The tube waltzes at a very slight angle to the horizontal: the freely rotating end of the tube has to be clear of the surface. Why does the tube not lie down flat and refuse to waltz ? The tube does indeed stop waltzing once it is going slow enough— it just goes rolling off in a straight line. At higher speeds, perhaps gyroscopic forces help. Or are aerodynamic forces responsible? The tube is light in weight, and may show the ‘Magnus Effect’. Heinrich G. Magnus showed that a long cylinder rotating with a flow past it will tend to lift like a wing. The Magnus force, F, is proportional to the flow speed, u, the fluid density, ρ, the cylinder’s circumference (2 R), and the velocity, V, of a point on its surface:
F = ρ u 2 π R V
With the skidding end of the waltzing cylinder rotating underneath against the direction of motion of the cylinder, there will be a lifting force. However, because our cylinder is very close to a stationary surface, the numerical value given by the equation will be wrong. The effect of the stationary surface is often referred to as the “ground effect,” and it usually results in much larger lift values for the airfoil, a rotating cylinder in this case.
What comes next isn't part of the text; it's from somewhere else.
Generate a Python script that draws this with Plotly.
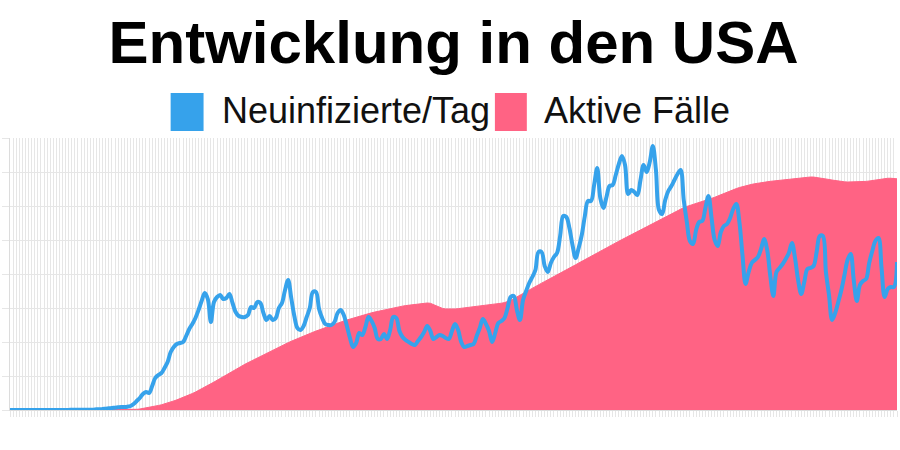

And Finally . . . Quickstepping and Foxtrotting Tubes: What happens if one end of the tube has a different diameter than the other—that is, if the tube is conical—or if it has a ridge at one end? Can you make a tube that flashes up three symbols when spun one way and four symbols in the other? Is a tube better than a solid cylinder? Does the lower moment of inertia of the solid cylinder, which means that it has a lower resistance to changes of rotation speed, put it at a disadvantage relative to the tube? Or do the heavier weight and the limited lift force, whether aerodynamic or gyroscopic, militate against a solid cylinder? Can you fit illuminated symbols inside a waltzing tube?
References: Neil A. Downie, Neil A. “Waltzing Tube”, P.171-175 in Ink Sandwiches, Electric Worms; Karl C. Mamola “A Rotational Dynamics Demonstration.” The Physics Teacher 32 (1994): 216–219.